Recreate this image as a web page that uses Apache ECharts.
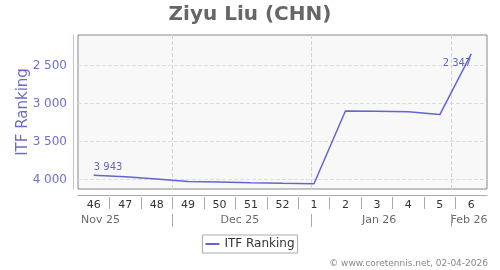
<!DOCTYPE html>
<html><head><meta charset="utf-8">
<script src="https://cdn.jsdelivr.net/npm/echarts@6/dist/echarts.min.js"></script>
<style>html,body{margin:0;padding:0;background:#fff}#c{width:500px;height:270px}</style>
</head><body><div id="c"></div>
<script>
// ---- data ----
const weeks = ['46','47','48','49','50','51','52','1','2','3','4','5','6'];
const ranking = [3943, 3965, 3992, 4026, 4032, 4042, 4050, 4056, 3099, 3101, 3109, 3146, 2347];
const months = ['Nov 25', 'Dec 25', 'Jan 26', 'Feb 26'];
const monthLabelDates = ['2025-11-15', '2025-12-16', '2026-01-16', '2026-02-05'];
const monthStarts = ['2025-12-01', '2026-01-01', '2026-02-01'];
const periodStart = '2025-11-10';
const periodEnd = '2026-02-09';
const seriesName = 'ITF Ranking';
const titleText = 'Ziyu Liu (CHN)';
const footerText = '© www.coretennis.net, 02-04-2026';

const FONT = 'DejaVu Sans';
const LINE = '#6464d0';
const fmt = v => String(v).replace(/\B(?=(\d{3})+(?!\d))/g, ' ');

const chart = echarts.init(document.getElementById('c'), null, {renderer: 'canvas'});
const lastIdx = ranking.length - 1;
const lineData = ranking.map((v, i) => {
  if (i === 0) return {value: v, label: {show: true, position: 'top', align: 'left', distance: 3}};
  if (i === lastIdx) return {value: v, label: {show: true, position: 'bottom', align: 'right', distance: 5}};
  return v;
});

chart.setOption({
  animation: false,
  textStyle: {fontFamily: FONT},
  title: [
    {text: titleText, left: 'center', top: 0,
     textStyle: {color: '#666', fontSize: 20, fontWeight: 'bold', fontFamily: FONT}},
    {text: footerText, right: 7, top: 254,
     textStyle: {color: '#888', fontSize: 9, fontWeight: 'normal', fontFamily: FONT}}
  ],
  legend: {
    data: [seriesName], left: 'center', top: 235,
    icon: 'rect', itemWidth: 14, itemHeight: 2, itemGap: 5,
    borderColor: '#aaa', borderWidth: 1, borderRadius: 0, padding: [3, 3, 3, 3],
    textStyle: {color: '#333', fontSize: 12, fontFamily: FONT}
  },
  grid: [
    {left: 78, top: 35, width: 409, height: 154, show: true,
     backgroundColor: '#f8f8f8', borderColor: '#888', borderWidth: 1},
    {left: 78, top: 197, width: 409, height: 12},
    {left: 78, top: 214, width: 409, height: 13}
  ],
  xAxis: [
    {type: 'category', gridIndex: 0, data: weeks, position: 'bottom', offset: 6,
     axisLine: {lineStyle: {color: '#aaa'}}, axisTick: {show: false},
     axisLabel: {color: '#333', fontSize: 11, margin: 5, fontFamily: FONT}, splitLine: {show: false}},
    {type: 'time', gridIndex: 0, show: false, min: periodStart, max: periodEnd},
    {type: 'category', gridIndex: 1, data: weeks, axisLine: {show: false}, axisTick: {show: false},
     axisLabel: {show: false},
     splitLine: {show: true, showMinLine: false, showMaxLine: false, lineStyle: {color: '#aaa', width: 1}}},
    {type: 'time', gridIndex: 2, show: false, min: periodStart, max: periodEnd}
  ],
  yAxis: [
    {type: 'value', gridIndex: 0, inverse: true, min: 2100, max: 4125, splitNumber: 5,
     position: 'left', offset: 5,
     axisLine: {show: true, lineStyle: {color: '#c0c0e8'}}, axisTick: {show: false},
     axisLabel: {color: '#7070cc', fontSize: 12, margin: 6, formatter: fmt,
                 showMinLabel: false, showMaxLabel: false, fontFamily: FONT},
     splitLine: {show: true, showMinLine: false, showMaxLine: false,
                 lineStyle: {color: '#ddd', type: 'dashed', width: 1}},
     name: seriesName, nameLocation: 'middle', nameGap: 42, nameMoveOverlap: false,
     nameTextStyle: {color: '#6a6acc', fontSize: 15, fontFamily: FONT}},
    {type: 'value', gridIndex: 1, show: false, min: 0, max: 1},
    {type: 'value', gridIndex: 2, show: false, min: 0, max: 1}
  ],
  series: [
    {name: seriesName, type: 'line', xAxisIndex: 0, yAxisIndex: 0, data: lineData,
     symbol: 'circle', symbolSize: 0, showSymbol: true,
     lineStyle: {color: LINE, width: 1.5}, itemStyle: {color: LINE},
     label: {show: false, color: LINE, fontSize: 10, fontFamily: FONT, formatter: p => fmt(p.value)},
     z: 5},
    {type: 'line', xAxisIndex: 1, yAxisIndex: 0, data: [],
     markLine: {silent: true, symbol: 'none', label: {show: false},
                lineStyle: {color: '#d4d4d4', type: 'dashed', width: 1},
                data: monthStarts.map(d => ({xAxis: d}))}},
    {type: 'scatter', xAxisIndex: 3, yAxisIndex: 2, symbolSize: 0,
     data: monthLabelDates.map(d => [d, 0.5]),
     label: {show: true, position: 'inside', color: '#444', fontSize: 11, fontFamily: FONT,
             formatter: p => months[p.dataIndex]},
     markLine: {silent: true, symbol: 'none', label: {show: false},
                lineStyle: {color: '#aaa', type: 'solid', width: 1},
                data: monthStarts.map(d => ({xAxis: d}))}}
  ]
});
</script></body></html>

*-*-*

**Exercise requirements:** Copy the data character for character, but drop all pictures from the copy.

**Solution for this problem:**
Recreate this image as a web page that uses Apache ECharts.
<!DOCTYPE html>
<html><head><meta charset="utf-8">
<script src="https://cdn.jsdelivr.net/npm/echarts@6/dist/echarts.min.js"></script>
<style>html,body{margin:0;padding:0;background:#fff}#c{width:500px;height:270px}</style>
</head><body><div id="c"></div>
<script>
// ---- data ----
const weeks = ['46','47','48','49','50','51','52','1','2','3','4','5','6'];
const ranking = [3943, 3965, 3992, 4026, 4032, 4042, 4050, 4056, 3099, 3101, 3109, 3146, 2347];
const months = ['Nov 25', 'Dec 25', 'Jan 26', 'Feb 26'];
const monthLabelDates = ['2025-11-15', '2025-12-16', '2026-01-16', '2026-02-05'];
const monthStarts = ['2025-12-01', '2026-01-01', '2026-02-01'];
const periodStart = '2025-11-10';
const periodEnd = '2026-02-09';
const seriesName = 'ITF Ranking';
const titleText = 'Ziyu Liu (CHN)';
const footerText = '© www.coretennis.net, 02-04-2026';

const FONT = 'DejaVu Sans';
const LINE = '#6464d0';
const fmt = v => String(v).replace(/\B(?=(\d{3})+(?!\d))/g, ' ');

const chart = echarts.init(document.getElementById('c'), null, {renderer: 'canvas'});
const lastIdx = ranking.length - 1;
const lineData = ranking.map((v, i) => {
  if (i === 0) return {value: v, label: {show: true, position: 'top', align: 'left', distance: 3}};
  if (i === lastIdx) return {value: v, label: {show: true, position: 'bottom', align: 'right', distance: 5}};
  return v;
});

chart.setOption({
  animation: false,
  textStyle: {fontFamily: FONT},
  title: [
    {text: titleText, left: 'center', top: 0,
     textStyle: {color: '#666', fontSize: 20, fontWeight: 'bold', fontFamily: FONT}},
    {text: footerText, right: 7, top: 254,
     textStyle: {color: '#888', fontSize: 9, fontWeight: 'normal', fontFamily: FONT}}
  ],
  legend: {
    data: [seriesName], left: 'center', top: 235,
    icon: 'rect', itemWidth: 14, itemHeight: 2, itemGap: 5,
    borderColor: '#aaa', borderWidth: 1, borderRadius: 0, padding: [3, 3, 3, 3],
    textStyle: {color: '#333', fontSize: 12, fontFamily: FONT}
  },
  grid: [
    {left: 78, top: 35, width: 409, height: 154, show: true,
     backgroundColor: '#f8f8f8', borderColor: '#888', borderWidth: 1},
    {left: 78, top: 197, width: 409, height: 12},
    {left: 78, top: 214, width: 409, height: 13}
  ],
  xAxis: [
    {type: 'category', gridIndex: 0, data: weeks, position: 'bottom', offset: 6,
     axisLine: {lineStyle: {color: '#aaa'}}, axisTick: {show: false},
     axisLabel: {color: '#333', fontSize: 11, margin: 5, fontFamily: FONT}, splitLine: {show: false}},
    {type: 'time', gridIndex: 0, show: false, min: periodStart, max: periodEnd},
    {type: 'category', gridIndex: 1, data: weeks, axisLine: {show: false}, axisTick: {show: false},
     axisLabel: {show: false},
     splitLine: {show: true, showMinLine: false, showMaxLine: false, lineStyle: {color: '#aaa', width: 1}}},
    {type: 'time', gridIndex: 2, show: false, min: periodStart, max: periodEnd}
  ],
  yAxis: [
    {type: 'value', gridIndex: 0, inverse: true, min: 2100, max: 4125, splitNumber: 5,
     position: 'left', offset: 5,
     axisLine: {show: true, lineStyle: {color: '#c0c0e8'}}, axisTick: {show: false},
     axisLabel: {color: '#7070cc', fontSize: 12, margin: 6, formatter: fmt,
                 showMinLabel: false, showMaxLabel: false, fontFamily: FONT},
     splitLine: {show: true, showMinLine: false, showMaxLine: false,
                 lineStyle: {color: '#ddd', type: 'dashed', width: 1}},
     name: seriesName, nameLocation: 'middle', nameGap: 42, nameMoveOverlap: false,
     nameTextStyle: {color: '#6a6acc', fontSize: 15, fontFamily: FONT}},
    {type: 'value', gridIndex: 1, show: false, min: 0, max: 1},
    {type: 'value', gridIndex: 2, show: false, min: 0, max: 1}
  ],
  series: [
    {name: seriesName, type: 'line', xAxisIndex: 0, yAxisIndex: 0, data: lineData,
     symbol: 'circle', symbolSize: 0, showSymbol: true,
     lineStyle: {color: LINE, width: 1.5}, itemStyle: {color: LINE},
     label: {show: false, color: LINE, fontSize: 10, fontFamily: FONT, formatter: p => fmt(p.value)},
     z: 5},
    {type: 'line', xAxisIndex: 1, yAxisIndex: 0, data: [],
     markLine: {silent: true, symbol: 'none', label: {show: false},
                lineStyle: {color: '#d4d4d4', type: 'dashed', width: 1},
                data: monthStarts.map(d => ({xAxis: d}))}},
    {type: 'scatter', xAxisIndex: 3, yAxisIndex: 2, symbolSize: 0,
     data: monthLabelDates.map(d => [d, 0.5]),
     label: {show: true, position: 'inside', color: '#444', fontSize: 11, fontFamily: FONT,
             formatter: p => months[p.dataIndex]},
     markLine: {silent: true, symbol: 'none', label: {show: false},
                lineStyle: {color: '#aaa', type: 'solid', width: 1},
                data: monthStarts.map(d => ({xAxis: d}))}}
  ]
});
</script></body></html>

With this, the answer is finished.